Le choix de la spontanéité
Rassembler les meilleurs artistes de sa génération ne suffit pas pour autant à entrer au panthéon de la musique. Kanye, en éternel dissident, a préféré casser les codes de toute une industrie. Alors que la tendance est aux albums de rap qui multiplient les titres pour générer plus d’écoutes sur les plateformes de streaming, (Culture II de Migos, Heartbreak on a Full Moon de Chris Brown ou encore SR3MM de Rae Sremmurd), le producteur a lui préféré prendre le contre-pied en optant pour la concision.
Exit les disques de 20 ou 30 titres, les projets qu’il produira comporteront tous sept titres, pas un de plus. Un chiffre dont on se dit qu’il n’a pas été choisi au hasard, sept étant le chiffre divin, quand on sait que l’artiste se revendique disciple de Jésus. Et tant pis pour les fans qui déplorent ce nombre réduit, Kanye fait le pari d’aller à l’essentiel. Selon lui, il est tout à fait possible de proposer un disque cohérent sans excéder les 25 minutes.
Autre particularité, ces albums ont longtemps été travaillés dans le plus grand secret, dans les hauteurs du Wyoming. Cette fois encore, Yeezy a choisi de ne pas faire comme tout le monde en se laissant guider par sa spontanéité, plutôt que de plancher des mois à l’avance sur une direction artistique. Bien que dans les tuyaux depuis plusieurs mois, voire plusieurs années, chaque album a été enregistré quasi instantanément.
Kanye a notamment décidé de repartir à zéro pour son album solo un mois avant sa sortie, pour le rendre plus actuel et personnel, et a même réalisé sa pochette quelques heures avant la sortie définitive de son disque, le 1er juin dernier. Daytona de Pusha T n’avait pas non plus de tracklist, ni de pochette 24 heures avant sa sortie. Enfin, Teyana Taylor a récemment déclaré en interview que son album K.T.S.E n’était en réalité pas totalement abouti.
Parallèlement à cette stratégie de communication, brouillonne en apparence, Kanye a révolutionné le concept de la listening party. Plutôt que de donner rendez-vous à une poignée de privilégiés, il s’est installé devant un feu de camp, d’abord dans le Wyoming, puis partout aux États-Unis, en fonction de l’artiste mis en avant.
Konbini était d’ailleurs convié lors de la fantastique session d’écoute de Ye. Chaque autre session d’écoute a été retransmise en streaming, de manière à ce que personne n’en perde une miette. Seul bémol, il a fallu attendre de longues heures pour que les projets en questions soient disponibles ensuite sur les plateformes de streaming traditionnelles. Les aléas de la spontanéité en somme.

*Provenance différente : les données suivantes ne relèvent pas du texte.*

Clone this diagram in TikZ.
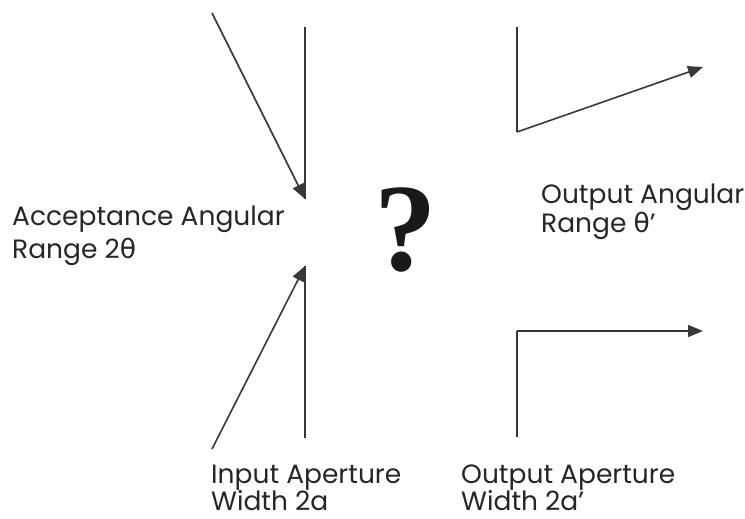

Un changement durable pour le rap ?
Sortir cinq albums courts et prestigieux en l’espace d’un mois semblait être un pari fou, voire impossible. C’est sans doute pour cela que seul un artiste comme Kanye West pouvait entreprendre une telle prouesse. “Cite-moi un génie qui n’est pas fou” rappait-il dans son morceau “Feedback” en 2016. Sans excuser ses égarements politiques sur Twitter, c’est justement grâce à cette folie qu’au fil de sa carrière, le génial Kanye est toujours parvenu à bouleverser les codes, jusqu’à influencer profondément l’évolution de la culture hip-hop.
Utilisation de samples soul au début des années 2000, démocratisation de l’auto-tune et du “rap émotion” avec 808 & Heartbreak, folie des grandeurs avec My Beautiful Dark Twisted Fantasy ou encore tentative osée de proposer une musique brute et totalement déconstruite avec Yeezus. Alors que certains avaient regretté son manque d’audace ces dernières années, Kanye a prouvé avec sa folle série d’albums à sept titres qu’il était encore capable de nous surprendre. Reste à voir si sa démarche sera reprise et améliorée par d’autres à l’avenir.
Il se murmure déjà que le “Yeezy Musical Universe” pourrait très vite s’étendre à d’autres artistes. L’ambition de Kanye est telle qu’il prévoierait maintenant de produire 52 albums en 52 semaines, rien que ça. Et quand on prend la mesure de sa capacité à s’adapter à l’univers de celui qu’il produit, les probabilités de voir émerger de nouvelles pépites musicales mémorables sont énormes. John Legend, Rick Ross, Mos Def, Jeremih, 070 Shake, Cyhi the Prynce ou encore Chance the Rapper ? Qui sera le prochain ? Les paris sont ouverts.